Taxes and Marital Status: Federal Filing Considerations


By: Caroline Hill, MBA, Wealth Manager at Sage Rutty & Company, Inc.

 

Current options

Today, married couples can file as married, either jointly or separately, at both the federal and state level. But does simply checking a different box on your tax forms guarantee a better outcome? Maybe but maybe not.

If you and your spouse earn roughly the same amount of money, filing jointly could bump you into a higher tax bracket. On the contrary, if there is only one primary bread winner, filing jointly may result in paying less taxes. In other words, getting married, could reduce or increase your tax bill to Uncle Sam.*


Domestic partnerships and civil unions

While a handful of states recognize domestic partnerships and civil unions, unfortunately the IRS does not. While these designations may offer some of the same rights and responsibilities available to married couples, it is only at a state level and on a state-by-state basis.


Tax benefits that apply to all

There is no one size fits all solution for married couples grappling with how to file their tax returns; I always advise my clients to consult with their tax advisor to ensure the most efficient method is chosen. However, here is what you can count on assuming both spouses are U.S. citizens:*

  • The ability to transfer an unlimited amount of assets to your spouse, free from federal gift or estate taxes, either during life or at death.

  • The right to leave your spouse property upon your death that doesn’t come with a heavy estate tax bill due to the unlimited marital deduction.

  • More tax-planning options upon inheriting your spouse’s retirement account.

  • The right to open an Individual Retirement Account on your spouse’s earnings record if you are unemployed.

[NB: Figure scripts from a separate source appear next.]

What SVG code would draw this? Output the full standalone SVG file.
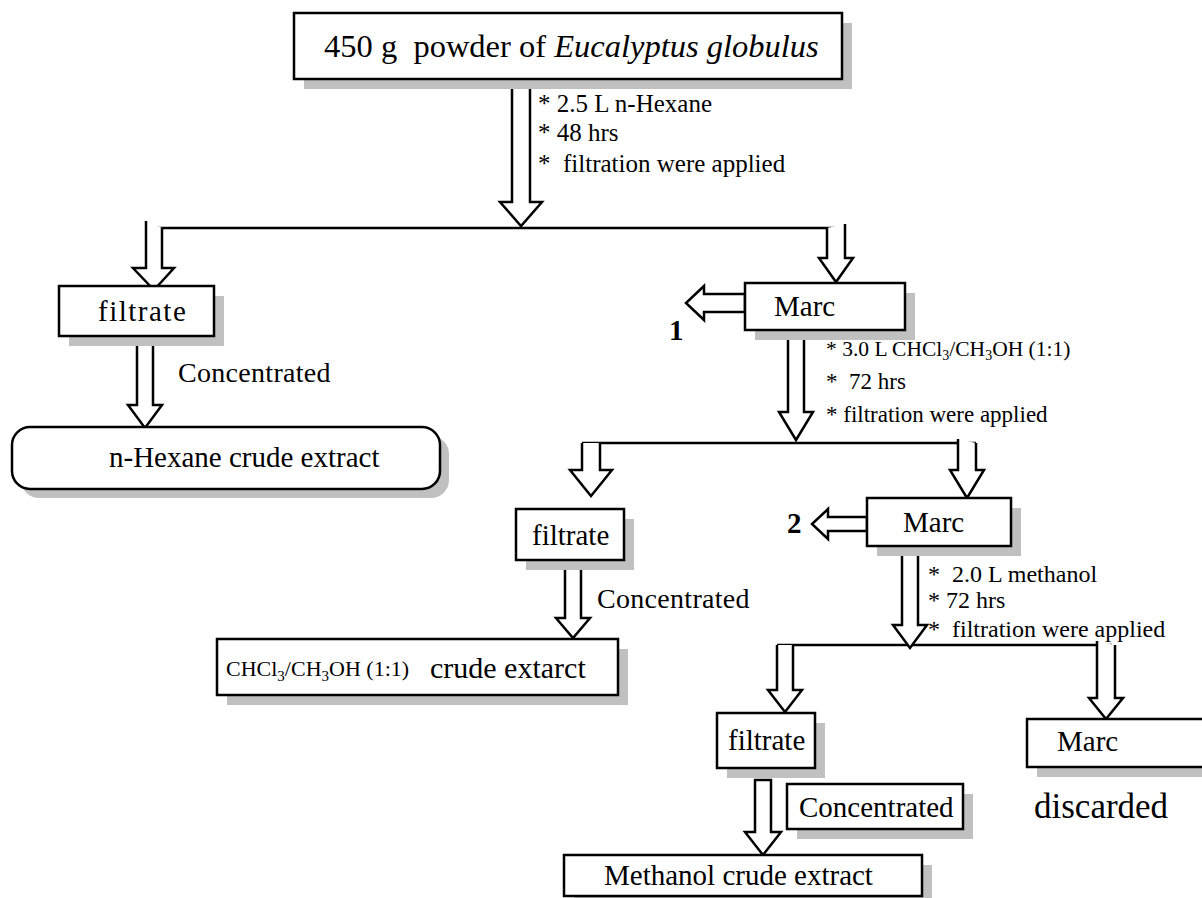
<svg xmlns="http://www.w3.org/2000/svg" width="1202" height="898" viewBox="0 0 1202 898" font-family="'Liberation Serif', 'Times New Roman', serif">
<style>
.box{fill:#fff;stroke:#000;stroke-width:2.5}
.sh{fill:#c0c0c0}
.arr{fill:#fff;stroke:#000;stroke-width:2.5;stroke-linejoin:miter}
.ln{stroke:#000;stroke-width:2.5;fill:none}
.tx{font-family:"Liberation Serif","Times New Roman",serif;fill:#000}
.t29{font-size:29px}
.t28{font-size:28px}
.t25{font-size:25px}
.t24{font-size:24px}
.t23{font-size:23px}
.b{font-weight:bold;font-size:29px}
</style>
<rect width="1202" height="898" fill="#fff"/>
<g id="connectors">
<line class="ln" x1="146" y1="228" x2="846" y2="228"/>
<line class="ln" x1="582" y1="443" x2="976" y2="443"/>
<line class="ln" x1="777" y1="645" x2="1112" y2="645"/>
<polygon class="arr" points="512,79 512,202 500,202 521,226 542,202 530,202 530,79"/>
<path class="arr" d="M146,221 V268 H133 L154,290 L174,268 H162 V228"/>
<polygon class="arr" points="137,337 137,405 128,405 145,428 162,405 153,405 153,337"/>
<path class="arr" d="M827,228 V258 H819 L836,282 L853,258 H845 V224"/>
<polygon class="arr" points="745,294 704,294 704,286 686,303 704,320 704,312 745,312"/>
<polygon class="arr" points="788,331 788,412 779,412 796,440 813,412 804,412 804,331"/>
<path class="arr" d="M582,443 V470 H570 L591,496 L612,470 H600 V443"/>
<path class="arr" d="M958,439 V470 H950 L967,498 L984,470 H976 V443"/>
<polygon class="arr" points="565,560 565,618 556,618 573,638 590,618 581,618 581,560"/>
<polygon class="arr" points="867,517 828,517 828,509 812,524 828,539 828,531 867,531"/>
<polygon class="arr" points="902,547 902,625 893,625 910,648 927,625 918,625 918,547"/>
<path class="arr" d="M777,645 V690 H768 L785,712 L802,690 H793 V645"/>
<path class="arr" d="M1097,641 V698 H1089 L1106,719 L1123,698 H1115 V645"/>
<polygon class="arr" points="755,780 755,832 745,832 763,855 781,832 771,832 771,780"/>
</g>
<g id="n-top">
<rect class="sh" x="304" y="23" width="548" height="66"/>
<rect class="box" x="294" y="13" width="548" height="66"/>
<text class="tx" x="324" y="57" font-size="32.5" xml:space="preserve">450 g  powder of <tspan font-style="italic">Eucalyptus globulus</tspan></text>
</g>
<g id="a-hexane">
<text class="tx t25" x="538" y="112">* 2.5 L n-Hexane</text>
<text class="tx t25" x="538" y="141">* 48 hrs</text>
<text class="tx t25" x="538" y="172" xml:space="preserve">*  filtration were applied</text>
</g>
<g id="n-filtrate1">
<rect class="sh" x="69" y="296" width="155" height="50"/>
<rect class="box" x="59" y="286" width="155" height="50"/>
<text class="tx t29" x="98" y="321" letter-spacing="1.5">filtrate</text>
</g>
<text class="tx t28" x="178" y="382" letter-spacing="0.3">Concentrated</text>
<g id="n-hexane">
<rect class="sh" x="21" y="436" width="428" height="62" rx="18"/>
<rect class="box" x="12" y="427" width="428" height="62" rx="18"/>
<text class="tx t29" x="109" y="467">n-Hexane crude extract</text>
</g>
<g id="n-marc1">
<rect class="sh" x="755" y="293" width="160" height="47"/>
<rect class="box" x="745" y="283" width="160" height="47"/>
<text class="tx t29" x="774" y="316">Marc</text>
</g>
<text class="tx b" x="669" y="340">1</text>
<g id="a-chcl3">
<text class="tx" x="826" y="356" font-size="21.5">* 3.0 L CHCl<tspan font-size="14" dy="4">3</tspan><tspan dy="-4">/CH</tspan><tspan font-size="14" dy="4">3</tspan><tspan dy="-4">OH (1:1)</tspan></text>
<text class="tx t23" x="826" y="389" xml:space="preserve">*  72 hrs</text>
<text class="tx t23" x="826" y="422">* filtration were applied</text>
</g>
<g id="n-filtrate2">
<rect class="sh" x="526" y="519" width="108" height="51"/>
<rect class="box" x="516" y="509" width="108" height="51"/>
<text class="tx t29" x="532" y="545">filtrate</text>
</g>
<text class="tx t28" x="597" y="608" letter-spacing="0.3">Concentrated</text>
<g id="n-chcl3">
<rect class="sh" x="227" y="649" width="401" height="56"/>
<rect class="box" x="217" y="639" width="401" height="56"/>
<text class="tx" x="226" y="676" font-size="22">CHCl<tspan font-size="15" dy="5">3</tspan><tspan dy="-5">/CH</tspan><tspan font-size="15" dy="5">3</tspan><tspan dy="-5">OH (1:1)</tspan></text>
<text class="tx" x="430" y="678" font-size="30">crude extarct</text>
</g>
<g id="n-marc2">
<rect class="sh" x="877" y="508" width="144" height="48"/>
<rect class="box" x="867" y="498" width="144" height="48"/>
<text class="tx t29" x="903" y="532">Marc</text>
</g>
<text class="tx b" x="787" y="533">2</text>
<g id="a-methanol">
<text class="tx t24" x="928" y="582" xml:space="preserve">*  2.0 L methanol</text>
<text class="tx t24" x="928" y="608">* 72 hrs</text>
<text class="tx t24" x="928" y="637" xml:space="preserve">*  filtration were applied</text>
</g>
<g id="n-filtrate3">
<rect class="sh" x="727" y="723" width="98" height="55"/>
<rect class="box" x="717" y="713" width="98" height="55"/>
<text class="tx t29" x="728" y="750">filtrate</text>
</g>
<g id="n-concentrated3">
<rect class="sh" x="797" y="794" width="176" height="45"/>
<rect class="box" x="787" y="784" width="176" height="45"/>
<text class="tx t29" x="799" y="817">Concentrated</text>
</g>
<g id="n-methanol">
<rect class="sh" x="574" y="865" width="358" height="41"/>
<rect class="box" x="564" y="855" width="358" height="41"/>
<text class="tx t29" x="604" y="885">Methanol crude extract</text>
</g>
<g id="n-marc3">
<rect class="sh" x="1037" y="729" width="180" height="48"/>
<rect class="box" x="1027" y="719" width="180" height="48"/>
<text class="tx t29" x="1057" y="751">Marc</text>
</g>
<text class="tx" x="1034" y="818" font-size="35">discarded</text>
</svg>
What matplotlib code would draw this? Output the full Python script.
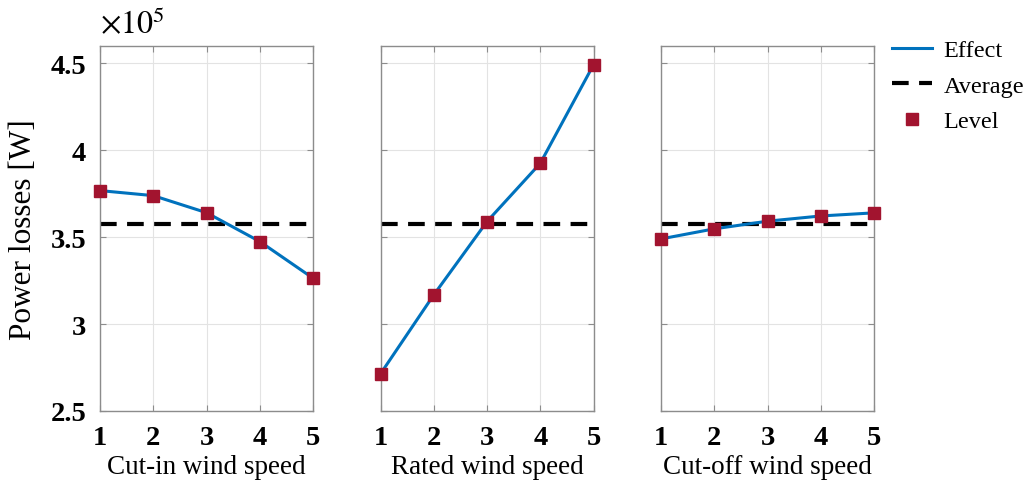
import matplotlib
matplotlib.use("Agg")
import matplotlib.pyplot as plt
from matplotlib.ticker import FuncFormatter

plt.rcParams["font.family"] = ["Liberation Serif", "DejaVu Serif"]
plt.rcParams["mathtext.fontset"] = "stix"

# Datos (perdidas de potencia en W)
niveles = [1, 2, 3, 4, 5]
factores = ["Cut-in wind speed", "Rated wind speed", "Cut-off wind speed"]
perdidas_cutin = [376800, 373900, 364100, 347500, 326400]
perdidas_rated = [271400, 316800, 359000, 392500, 449200]
perdidas_cutoff = [349000, 354800, 359200, 362200, 364000]
promedio = 357800

series = [perdidas_cutin, perdidas_rated, perdidas_cutoff]

azul = "#0072BD"
rojo = "#A2142F"
gris = "#8c8c8c"

fig = plt.figure(figsize=(10.29, 4.81), dpi=100)
izq = [0.0972, 0.3698, 0.6424]
ejes = []
for i, (nombre, valores) in enumerate(zip(factores, series)):
    ax = fig.add_axes([izq[i], 0.1435, 0.207, 0.7588])
    ejes.append(ax)
    ax.plot(niveles, valores, color=azul, lw=2.2, label="Effect", zorder=3,
            clip_on=False)
    ax.plot([niveles[0], niveles[-1]], [promedio, promedio], color="black",
            lw=3, linestyle=(0, (4, 2.5)), label="Average", zorder=2)
    ax.plot(niveles, valores, linestyle="none", marker="s", markersize=9,
            color=rojo, label="Level", zorder=4, clip_on=False)
    ax.set_xlim(1, 5)
    ax.set_ylim(250000, 460000)
    ax.set_xticks(niveles)
    ax.set_yticks([250000, 300000, 350000, 400000, 450000])
    ax.grid(True, color="#e3e3e3", lw=0.8)
    ax.set_axisbelow(True)
    for s in ax.spines.values():
        s.set_color(gris)
        s.set_linewidth(1)
    ax.tick_params(direction="in", length=4, color=gris, top=True, right=True,
                   labelsize=20.5, pad=10)
    for t in ax.get_xticklabels():
        t.set_fontweight("bold")
    ax.set_xlabel(nombre, fontsize=19.5, labelpad=3)
    if i == 0:
        ax.yaxis.set_major_formatter(FuncFormatter(lambda v, p: f"{v/1e5:g}"))
        for t in ax.get_yticklabels():
            t.set_fontweight("bold")
        ax.set_ylabel("Power losses [W]", fontsize=22.5, labelpad=9)
        ax.text(0.0, 1.02, r"$\times10^{5}$", transform=ax.transAxes,
                fontsize=23, ha="left", va="bottom")
    else:
        ax.set_yticklabels([])

ejes[2].legend(loc="upper left", bbox_to_anchor=(1.04, 1.045), frameon=False,
               fontsize=17.5, handlelength=1.65, handletextpad=0.45,
               labelspacing=0.55, borderaxespad=0)

plt.savefig("out.png", dpi=100)
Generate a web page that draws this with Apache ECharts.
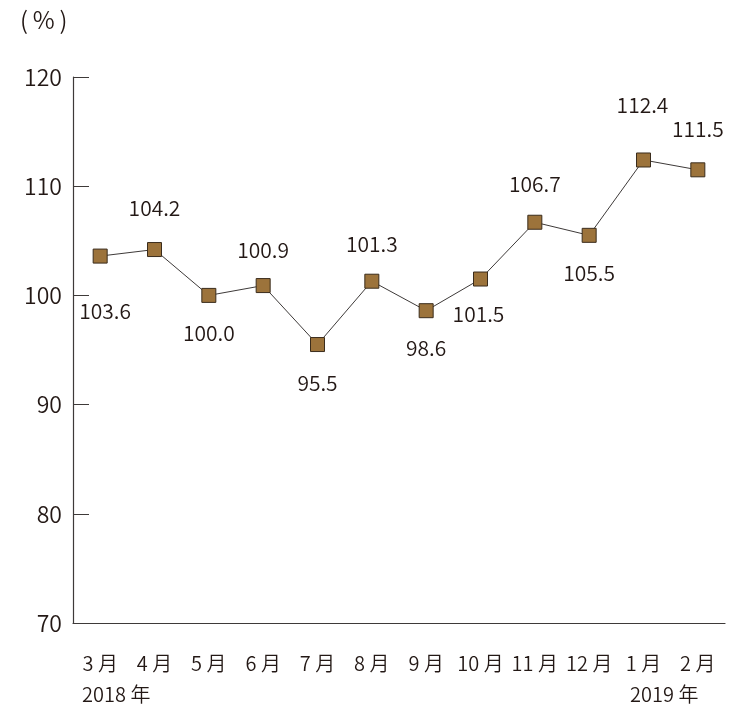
<!DOCTYPE html>
<html>
<head>
<meta charset="utf-8">
<script src="https://cdn.jsdelivr.net/npm/echarts@6/dist/echarts.min.js"></script>
<style>
  html, body { margin: 0; padding: 0; background: #fff; }
  #chart { width: 731px; height: 710px; }
</style>
</head>
<body>
<div id="chart"></div>
<script>
// Monthly index (%), March 2018 – February 2019
const months = ['3 月', '4 月', '5 月', '6 月', '7 月', '8 月', '9 月', '10 月', '11 月', '12 月', '1 月', '2 月'];
const values = [103.6, 104.2, 100.0, 100.9, 95.5, 101.3, 98.6, 101.5, 106.7, 105.5, 112.4, 111.5];
const yTicks = [70, 80, 90, 100, 110, 120];

// Value label offsets (dx, dy) from each marker, in pixels
const labelOffsets = [
  [5, 55], [0, -42], [0, 38], [0, -36], [0, 38], [0, -37],
  [0, 37], [-2, 35], [0, -38], [0, 38], [-1, -55], [0, -41]
];

const textColor = '#231815';
const fontFamily = '"Noto Sans CJK JP", "Noto Sans", sans-serif';
const weight = 350;

const chart = echarts.init(document.getElementById('chart'), null, { renderer: 'canvas' });

chart.setOption({
  animation: false,
  backgroundColor: '#fff',
  textStyle: { fontFamily: fontFamily, color: textColor },
  grid: { left: 73, right: 6, top: 77, bottom: 87, containLabel: false },
  xAxis: {
    type: 'category',
    data: months,
    boundaryGap: true,
    axisLine: { lineStyle: { color: '#3e3a39', width: 1.2 } },
    axisTick: { inside: true, length: 13, lineStyle: { color: '#3e3a39', width: 1 } },
    axisLabel: { color: textColor, fontSize: 20, fontWeight: weight, margin: 30, fontFamily: fontFamily, interval: 0 }
  },
  yAxis: {
    type: 'value',
    min: yTicks[0],
    max: yTicks[yTicks.length - 1],
    interval: 10,
    splitLine: { show: false },
    axisLine: { show: true, lineStyle: { color: '#3e3a39', width: 1.2 } },
    axisTick: { show: true, inside: true, length: 16, lineStyle: { color: '#3e3a39', width: 1 } },
    axisLabel: { color: textColor, fontSize: 23, fontWeight: weight, margin: 11, fontFamily: fontFamily }
  },
  series: [{
    type: 'line',
    data: values.map((v, i) => ({
      value: v,
      label: { offset: labelOffsets[i] }
    })),
    symbol: 'rect',
    symbolSize: 14,
    lineStyle: { color: '#3e3a39', width: 1 },
    itemStyle: { color: '#9c733b', borderColor: '#3a2c1c', borderWidth: 1 },
    label: {
      show: true,
      position: 'inside',
      formatter: p => p.value.toFixed(1),
      color: textColor,
      fontSize: 21,
      fontWeight: weight,
      fontFamily: fontFamily
    }
  }],
  graphic: [
    { type: 'text', left: 20, top: 8, style: { text: '(\u2009%\u2009)', fill: textColor, font: weight + ' 24px ' + fontFamily } },
    { type: 'text', left: 82, top: 684, style: { text: '2018 年', fill: textColor, font: weight + ' 20px ' + fontFamily } },
    { type: 'text', left: 630, top: 684, style: { text: '2019 年', fill: textColor, font: weight + ' 20px ' + fontFamily } }
  ]
});
</script>
</body>
</html>
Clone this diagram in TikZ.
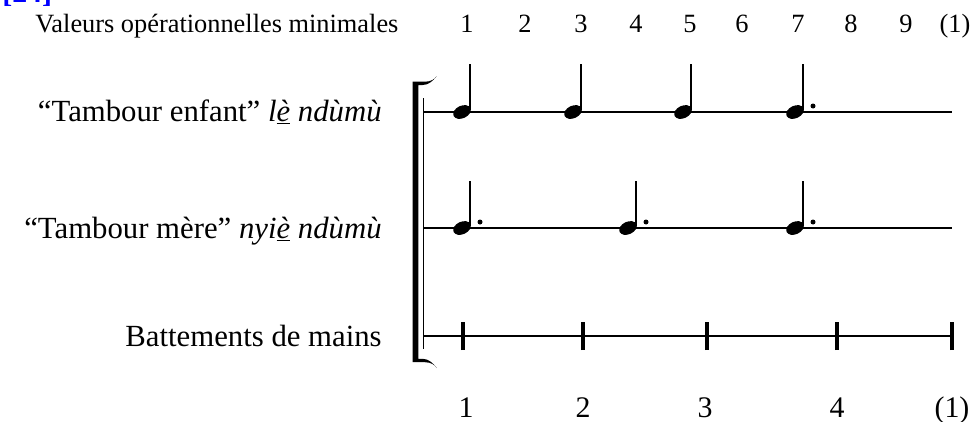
\documentclass[tikz,border=0pt]{standalone}
\usepackage{fontspec}
\setmainfont{Liberation Serif}
\usetikzlibrary{positioning, calc}

\begin{document}
\begin{tikzpicture}[
    portee/.style={line width=0.9pt},
    hampe/.style={line width=1pt},
    battement/.style={line width=2.2pt},
    libelle/.style={anchor=base east, inner sep=0pt, font=\fontsize{17.5}{21}\selectfont},
    valeur/.style={anchor=base, inner sep=0pt, font=\fontsize{15}{18}\selectfont},
    temps/.style={anchor=base, inner sep=0pt, font=\fontsize{17}{20}\selectfont}
  ]
    \useasboundingbox (0,0) rectangle (19.44,8.42);

    % renvoi (coupé en haut)
    \node[anchor=base west, inner sep=0pt, text=blue, font=\fontsize{17}{20}\selectfont\bfseries] (renvoi) at (0.04,8.38) {[24]};

    % valeurs opérationnelles minimales
    \node[anchor=base west, inner sep=0pt, font=\fontsize{15}{18}\selectfont] (valeurs) at (0.70,7.77) {Valeurs opérationnelles minimales};
    \foreach \x/\t [count=\i] in {9.34/1, 10.50/2, 11.62/3, 12.72/4, 13.80/5, 14.84/6, 15.96/7, 17.02/8, 18.12/9, 19.10/(1)}
        \node[valeur] (v\i) at (\x,7.77) {\t};

    % accolade
    \fill (8.254,6.786) -- (8.50,6.786) .. controls (8.62,6.786) and (8.70,6.84) .. (8.734,6.90)
        .. controls (8.66,6.80) and (8.57,6.72) .. (8.45,6.72) -- (8.366,6.72) -- (8.366,1.244) -- (8.45,1.244)
        .. controls (8.57,1.244) and (8.66,1.16) .. (8.734,1.06)
        .. controls (8.70,1.12) and (8.62,1.176) .. (8.50,1.176) -- (8.254,1.176) -- cycle;
    \draw[line width=0.8pt] (8.47,6.46) -- (8.47,1.44);

    % lignes
    \draw[portee] (8.47,6.18) -- (19.04,6.18);
    \draw[portee] (8.47,3.86) -- (19.04,3.86);
    \draw[portee] (8.47,1.70) -- (19.04,1.70);

    % libellés
    \node[libelle] (enfant) at (7.64,6.00) {“Tambour enfant” \textit{l\underline{è} ndùmù}};
    \node[libelle] (mere) at (7.64,3.66) {“Tambour mère” \textit{nyi\underline{è} ndùmù}};
    \node[libelle] (mains) at (7.64,1.50) {Battements de mains};

    % tambour enfant
    \foreach \x in {9.24, 11.46, 13.66, 15.90} {
        \fill[rotate around={25:(\x,6.18)}] (\x,6.18) ellipse (0.185 and 0.125);
        \draw[hampe] (\x+0.165,6.22) -- (\x+0.165,7.14);
    }
    \fill (16.26,6.30) circle (0.05);

    % tambour mère
    \foreach \x in {9.24, 12.56, 15.90} {
        \fill[rotate around={25:(\x,3.86)}] (\x,3.86) ellipse (0.185 and 0.125);
        \draw[hampe] (\x+0.165,3.90) -- (\x+0.165,4.80);
        \fill (\x+0.36,3.98) circle (0.05);
    }

    % battements
    \foreach \x in {9.26, 11.66, 14.14, 16.74, 19.04}
        \draw[battement] (\x,1.42) -- (\x,1.98);
    \foreach \x/\t [count=\i] in {9.32/1, 11.66/2, 14.10/3, 16.74/4, 19.04/(1)}
        \node[temps] (b\i) at (\x,0.08) {\t};
\end{tikzpicture}
\end{document}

Still the federal tax benefits afforded to same-sex spouses are on par with those of heterosexual spouses. In the eyes of the IRS marriage is marriage, so if you are married or thinking about getting married, you may want to consider taking the time to talk with your tax advisor to see how your marital status might impact your income tax and your financial future as a married couple.


Need additional guidance?

Our team can help

Our firm can help you lay the groundwork for your financial future. We are qualified to assist LGBT couples with key financial issues affecting same-sex spouses and domestic partnerships.


Timing truly is everything.

Timing your marriage to help minimize taxes

Choosing a wedding date that accommodates family, friends, and employers—not to mention the church and reception hall—is a newly engaged couples’ greatest challenge. Perhaps you should consider Uncle Sam when choosing your wedding date.

Tax filing status is determined on December 31 of each year. For tax purposes, that means even if you wait until the last day of the year to walk down the aisle, the IRS will consider you married for that entire year. If there is a notable disparity between your and your partner’s income, then getting married by December 31 could benefit your tax situation. However, if your combined income pushes you into a higher tax bracket, you may want to marry January 1 of the new year to avoid a negative impact on your current-year tax bill.*

Still, income is not the only factor that influences whether marriage could impact your tax situation. Discussing questions such as who incurs deductible expenses, who can claim children as dependents, and what tax preferences you might qualify for can also help you gauge the potential effects of marriage on your tax situation—and help you and your partner to determine the best time to exchange vows.